─── STORED DATA ───

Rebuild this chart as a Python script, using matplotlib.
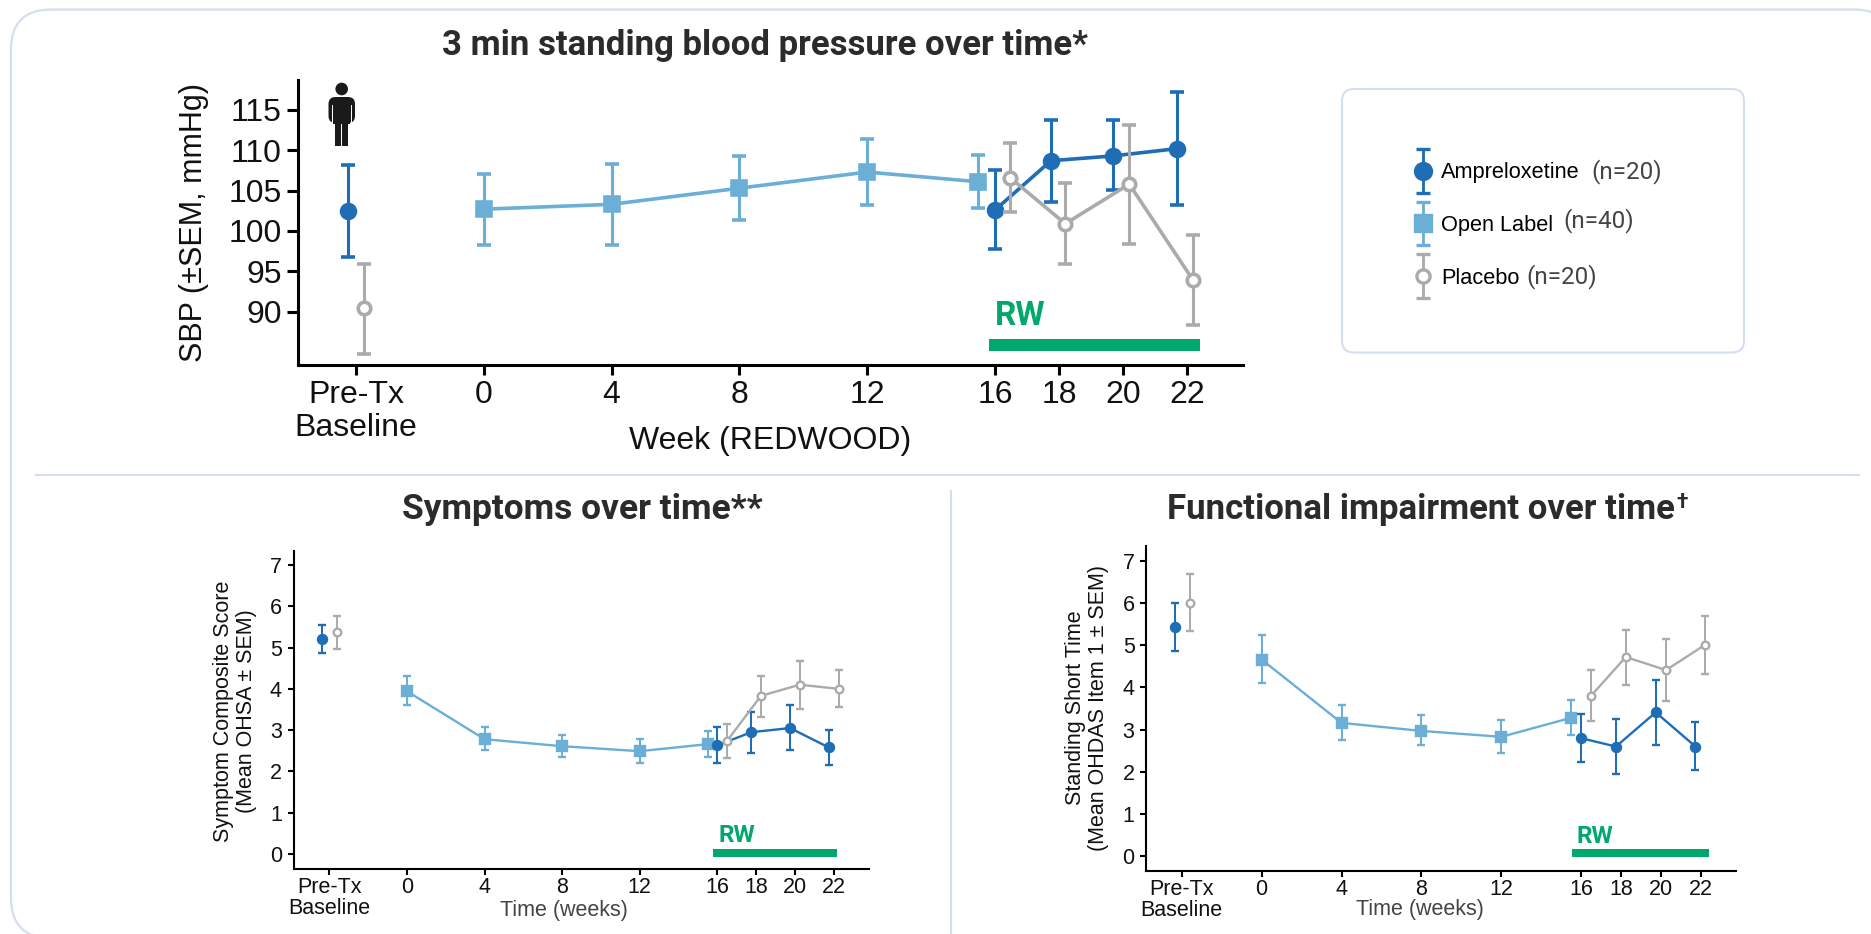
import matplotlib
matplotlib.use("Agg")
import matplotlib.pyplot as plt
from matplotlib.container import ErrorbarContainer
from matplotlib.legend_handler import HandlerErrorbar
from matplotlib.patches import FancyBboxPatch, Circle, Rectangle

W, H = 1871, 934
AMP = "#1F6DB5"
OPEN = "#6BAED6"
PBO = "#ABABAB"
GREEN = "#00A86B"
BORDER = "#D3DFF1"
DARK = "#2B2B2B"

xticks = [-4, 0, 4, 8, 12, 16, 18, 20, 22]
xticklabels = ["Pre-Tx\nBaseline", "0", "4", "8", "12", "16", "18", "20", "22"]

# top panel - standing SBP
sbp_amp_x = [16, 17.75, 19.7, 21.7]
sbp_amp = [102.6, 108.7, 109.3, 110.2]
sbp_amp_hi = [107.6, 113.8, 113.8, 117.2]
sbp_amp_lo = [97.8, 103.6, 105.1, 103.2]
sbp_amp_base = [-4.24, 102.5, 108.2, 96.8]
sbp_open_x = [0, 4, 8, 12, 15.47]
sbp_open = [102.7, 103.3, 105.3, 107.3, 106.1]
sbp_open_hi = [107.1, 108.3, 109.3, 111.4, 109.4]
sbp_open_lo = [98.3, 98.3, 101.4, 103.2, 102.9]
sbp_pbo_x = [16.47, 18.2, 20.2, 22.2]
sbp_pbo = [106.6, 100.9, 105.8, 93.9]
sbp_pbo_hi = [110.95, 105.9, 113.1, 99.5]
sbp_pbo_lo = [102.3, 95.9, 98.4, 88.3]
sbp_pbo_base = [-3.75, 90.4, 95.9, 84.8]

# bottom left - symptoms
sym_amp_x = [16, 17.75, 19.75, 21.75]
sym_amp = [2.63, 2.95, 3.05, 2.58]
sym_amp_hi = [3.07, 3.45, 3.6, 3.0]
sym_amp_lo = [2.2, 2.45, 2.51, 2.16]
sym_amp_base = [-4.41, 5.21, 5.55, 4.86]
sym_open_x = [0, 4, 8, 12, 15.5]
sym_open = [3.94, 2.78, 2.61, 2.49, 2.66]
sym_open_hi = [4.31, 3.07, 2.89, 2.78, 2.97]
sym_open_lo = [3.6, 2.53, 2.36, 2.2, 2.36]
sym_pbo_x = [16.5, 18.25, 20.25, 22.25]
sym_pbo = [2.74, 3.83, 4.1, 4.0]
sym_pbo_hi = [3.16, 4.32, 4.67, 4.45]
sym_pbo_lo = [2.32, 3.32, 3.52, 3.57]
sym_pbo_base = [-3.6, 5.38, 5.76, 4.97]

# bottom right - functional impairment
fun_amp_x = [15.98, 17.74, 19.73, 21.72]
fun_amp = [2.8, 2.6, 3.41, 2.6]
fun_amp_hi = [3.38, 3.26, 4.17, 3.17]
fun_amp_lo = [2.23, 1.94, 2.64, 2.04]
fun_amp_base = [-4.36, 5.43, 5.99, 4.87]
fun_open_x = [0, 4, 8, 12, 15.49]
fun_open = [4.66, 3.16, 2.97, 2.83, 3.28]
fun_open_hi = [5.23, 3.59, 3.34, 3.24, 3.71]
fun_open_lo = [4.1, 2.75, 2.63, 2.45, 2.87]
fun_pbo_x = [16.49, 18.23, 20.25, 22.2]
fun_pbo = [3.8, 4.72, 4.41, 5.01]
fun_pbo_hi = [4.42, 5.36, 5.15, 5.69]
fun_pbo_lo = [3.2, 4.06, 3.68, 4.32]
fun_pbo_base = [-3.58, 6.01, 6.69, 5.34]

legend_names = ["Ampreloxetine", "Open Label", "Placebo"]
legend_ns = ["(n=20)", "(n=40)", "(n=20)"]

plt.rcParams["font.family"] = ["Liberation Sans", "DejaVu Sans"]
fig = plt.figure(figsize=(W / 100, H / 100), dpi=100)


def axes_px(left, top, right, bottom, **kw):
    return fig.add_axes([left / W, 1 - bottom / H, (right - left) / W, (bottom - top) / H], **kw)


def err(ax, x, y, hi, lo, color, marker, ms, lw, cap, face=None, z=3, line=True):
    yerr = [[m - l for m, l in zip(y, lo)], [h - m for m, h in zip(y, hi)]]
    return ax.errorbar(x, y, yerr=yerr, color=color, marker=marker, ms=ms, mfc=face or color, mec=color,
                       mew=lw, lw=lw if line else 0, elinewidth=lw * 0.85, capsize=cap, capthick=lw,
                       zorder=z)


def panel(ax, xlim, ylim, yticks, fs, spine_w, xtick_len, ytick_len, pad, spacing, amp, opn, pbo, rw, ms, lw, cap):
    ax.set_xlim(xlim)
    ax.set_ylim(ylim)
    ax.patch.set_alpha(0)
    for s in ["top", "right"]:
        ax.spines[s].set_visible(False)
    for s in ["left", "bottom"]:
        ax.spines[s].set_linewidth(spine_w)
    ax.set_xticks(xticks)
    ax.set_xticklabels(xticklabels, fontsize=fs, color="#111111", linespacing=spacing)
    ax.set_yticks(yticks)
    ax.tick_params(axis="y", labelsize=fs, width=spine_w, length=ytick_len, pad=4, labelcolor="#111111")
    ax.tick_params(axis="x", width=spine_w, length=xtick_len, pad=pad)
    err(ax, opn[0], opn[1], opn[2], opn[3], OPEN, "s", ms, lw, cap, z=3)
    err(ax, amp[0], amp[1], amp[2], amp[3], AMP, "o", ms - 0.5, lw, cap, z=4)
    err(ax, pbo[0], pbo[1], pbo[2], pbo[3], PBO, "o", ms - 1.5, lw, cap, face="white", z=5)
    b = amp[4]
    err(ax, [b[0]], [b[1]], [b[2]], [b[3]], AMP, "o", ms - 0.5, lw, cap, z=4, line=False)
    b = pbo[4]
    err(ax, [b[0]], [b[1]], [b[2]], [b[3]], PBO, "o", ms - 1.5, lw, cap, face="white", z=5, line=False)
    ax.barh(rw[0], rw[2] - rw[1], left=rw[1], height=rw[3], color=GREEN, zorder=2)


# overlay in pixel coordinates for the card outline and icon
bg = fig.add_axes([0, 0, 1, 1], zorder=0)
bg.set_xlim(0, W)
bg.set_ylim(H, 0)
bg.axis("off")
bg.add_patch(FancyBboxPatch((11, 9.5), 1883, 928.5, boxstyle="round,pad=0,rounding_size=40",
                            fc="white", ec=BORDER, lw=1.6))
bg.plot([36, 1859], [475, 475], color=BORDER, lw=1.5)
bg.plot([951, 951], [491, 934], color=BORDER, lw=1.5)
bg.add_patch(FancyBboxPatch((1342, 89), 402, 263.5, boxstyle="round,pad=0,rounding_size=12",
                            fc="white", ec=BORDER, lw=1.5))

ax1 = axes_px(298.4, 80, 1243, 365, zorder=2)
panel(ax1, (-5.8, 23.76), (83.4, 118.7), [90, 95, 100, 105, 110, 115], 23, 2.2, 7, 8, 4, 1.12,
      (sbp_amp_x, sbp_amp, sbp_amp_hi, sbp_amp_lo, sbp_amp_base),
      (sbp_open_x, sbp_open, sbp_open_hi, sbp_open_lo),
      (sbp_pbo_x, sbp_pbo, sbp_pbo_hi, sbp_pbo_lo, sbp_pbo_base),
      (85.9, 15.8, 22.42, 1.49), 10.5, 2.6, 4.7)

ax2 = axes_px(293.6, 550.7, 868.6, 869, zorder=2)
panel(ax2, (-5.85, 23.8), (-0.363, 7.345), list(range(8)), 15.5, 1.5, 4, 4.5, 2, 1.0,
      (sym_amp_x, sym_amp, sym_amp_hi, sym_amp_lo, sym_amp_base),
      (sym_open_x, sym_open, sym_open_hi, sym_open_lo),
      (sym_pbo_x, sym_pbo, sym_pbo_hi, sym_pbo_lo, sym_pbo_base),
      (0.03, 15.8, 22.15, 0.19), 7, 1.7, 3.2)

ax3 = axes_px(1146.4, 545.7, 1736, 871, zorder=2)
panel(ax3, (-5.77, 23.75), (-0.347, 7.356), list(range(8)), 15.5, 1.5, 4, 4.5, 2, 1.0,
      (fun_amp_x, fun_amp, fun_amp_hi, fun_amp_lo, fun_amp_base),
      (fun_open_x, fun_open, fun_open_hi, fun_open_lo),
      (fun_pbo_x, fun_pbo, fun_pbo_hi, fun_pbo_lo, fun_pbo_base),
      (0.07, 15.56, 22.4, 0.19), 7, 1.7, 3.2)

# text, pixel positions
top = fig.add_axes([0, 0, 1, 1], zorder=3)
top.set_xlim(0, W)
top.set_ylim(H, 0)
top.axis("off")
top.patch.set_alpha(0)

rb = {"family": "Roboto", "fontweight": "bold"}
top.text(765, 45, "3 min standing blood pressure over time*", ha="center", va="center", fontsize=25, color=DARK, **rb)
top.text(582, 509, "Symptoms over time**", ha="center", va="center", fontsize=25.5, color=DARK, **rb)
top.text(1167, 509, "Functional impairment over time", ha="left", va="center", fontsize=25, color=DARK, **rb)
top.text(1676, 502, "†", ha="left", va="center", fontsize=15, color=DARK, **rb)

top.text(995, 325, "RW", ha="left", va="baseline", fontsize=24, color=GREEN, **rb)
top.text(718.6, 841.7, "RW", ha="left", va="baseline", fontsize=17.5, color=GREEN, **rb)
top.text(1576.8, 842.7, "RW", ha="left", va="baseline", fontsize=17.5, color=GREEN, **rb)

top.text(194, 223, "SBP (±SEM, mmHg)", rotation=90, ha="center", va="center", fontsize=22, color="#111111")
top.text(770, 441, "Week (REDWOOD)", ha="center", va="center", fontsize=23, color="#111111")
top.text(235, 711, "Symptom Composite Score\n(Mean OHSA ± SEM)", rotation=90, ha="center", va="center",
         fontsize=15.5, color="#111111", linespacing=1.1, multialignment="center")
top.text(1087, 708, "Standing Short Time\n(Mean OHDAS Item 1 ± SEM)", rotation=90, ha="center", va="center",
         fontsize=15.5, color="#111111", linespacing=1.1, multialignment="center")
top.text(564, 910.5, "Time (weeks)", ha="center", va="center", fontsize=15.5, color="#444444")
top.text(1419.6, 910, "Time (weeks)", ha="center", va="center", fontsize=15.5, color="#444444")

# person icon
ink = "#1A1A1A"
top.add_patch(Circle((341.7, 89), 6.3, fc=ink, ec="none"))
top.add_patch(FancyBboxPatch((328.5, 97), 26.5, 26, boxstyle="round,pad=0,rounding_size=7", fc=ink, ec="none"))
top.add_patch(Rectangle((331.6, 105), 1.1, 19, fc="white", ec="none"))
top.add_patch(Rectangle((350.8, 105), 1.1, 19, fc="white", ec="none"))
top.add_patch(Rectangle((333, 120), 17.5, 4, fc=ink, ec="none"))
top.add_patch(Rectangle((335, 120), 6, 26, fc=ink, ec="none"))
top.add_patch(Rectangle((342.5, 120), 6, 26, fc=ink, ec="none"))

# legend keys: off-canvas dummies, they only carry the style (empty data would lose the caps)
key_amp = err(top, [-50], [-50], [-49], [-51], AMP, "o", 11.5, 2.4, 4.7, line=False)
key_open = err(top, [-50], [-50], [-49], [-51], OPEN, "s", 11.5, 2.4, 4.7, line=False)
key_pbo = err(top, [-50], [-50], [-49], [-51], PBO, "o", 9.5, 2.4, 4.7, face="white", line=False)
top.set_xlim(0, W)
top.set_ylim(H, 0)
leg = top.legend([key_amp, key_open, key_pbo], legend_names, loc="center left",
                 bbox_to_anchor=(1410 / W, 1 - 225.5 / H), bbox_transform=fig.transFigure, frameon=False,
                 fontsize=15.7, numpoints=1, handlelength=1.2, handletextpad=0.23, labelspacing=1.45,
                 borderpad=0, borderaxespad=0,
                 handler_map={ErrorbarContainer: HandlerErrorbar(yerr_size=1.0)})
for n, x, y in zip(legend_ns, [1591.5, 1563, 1526], [172, 221, 277]):
    top.text(x, y, n, ha="left", va="center", family="Roboto", fontsize=17.5, color="#444444")

fig.savefig("out.png", dpi=100)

───

• WHAT THE TASK ASKS: Go from the first line of the listing to the line holding "sym_pbo_base = [-3.6, 5.38, 5.76, 4.97]" and, please, transcribe those lines exactly, both included, with no pictures.

• OUTPUT:
Rebuild this chart as a Python script, using matplotlib.
import matplotlib
matplotlib.use("Agg")
import matplotlib.pyplot as plt
from matplotlib.container import ErrorbarContainer
from matplotlib.legend_handler import HandlerErrorbar
from matplotlib.patches import FancyBboxPatch, Circle, Rectangle

W, H = 1871, 934
AMP = "#1F6DB5"
OPEN = "#6BAED6"
PBO = "#ABABAB"
GREEN = "#00A86B"
BORDER = "#D3DFF1"
DARK = "#2B2B2B"

xticks = [-4, 0, 4, 8, 12, 16, 18, 20, 22]
xticklabels = ["Pre-Tx\nBaseline", "0", "4", "8", "12", "16", "18", "20", "22"]

# top panel - standing SBP
sbp_amp_x = [16, 17.75, 19.7, 21.7]
sbp_amp = [102.6, 108.7, 109.3, 110.2]
sbp_amp_hi = [107.6, 113.8, 113.8, 117.2]
sbp_amp_lo = [97.8, 103.6, 105.1, 103.2]
sbp_amp_base = [-4.24, 102.5, 108.2, 96.8]
sbp_open_x = [0, 4, 8, 12, 15.47]
sbp_open = [102.7, 103.3, 105.3, 107.3, 106.1]
sbp_open_hi = [107.1, 108.3, 109.3, 111.4, 109.4]
sbp_open_lo = [98.3, 98.3, 101.4, 103.2, 102.9]
sbp_pbo_x = [16.47, 18.2, 20.2, 22.2]
sbp_pbo = [106.6, 100.9, 105.8, 93.9]
sbp_pbo_hi = [110.95, 105.9, 113.1, 99.5]
sbp_pbo_lo = [102.3, 95.9, 98.4, 88.3]
sbp_pbo_base = [-3.75, 90.4, 95.9, 84.8]

# bottom left - symptoms
sym_amp_x = [16, 17.75, 19.75, 21.75]
sym_amp = [2.63, 2.95, 3.05, 2.58]
sym_amp_hi = [3.07, 3.45, 3.6, 3.0]
sym_amp_lo = [2.2, 2.45, 2.51, 2.16]
sym_amp_base = [-4.41, 5.21, 5.55, 4.86]
sym_open_x = [0, 4, 8, 12, 15.5]
sym_open = [3.94, 2.78, 2.61, 2.49, 2.66]
sym_open_hi = [4.31, 3.07, 2.89, 2.78, 2.97]
sym_open_lo = [3.6, 2.53, 2.36, 2.2, 2.36]
sym_pbo_x = [16.5, 18.25, 20.25, 22.25]
sym_pbo = [2.74, 3.83, 4.1, 4.0]
sym_pbo_hi = [3.16, 4.32, 4.67, 4.45]
sym_pbo_lo = [2.32, 3.32, 3.52, 3.57]
sym_pbo_base = [-3.6, 5.38, 5.76, 4.97]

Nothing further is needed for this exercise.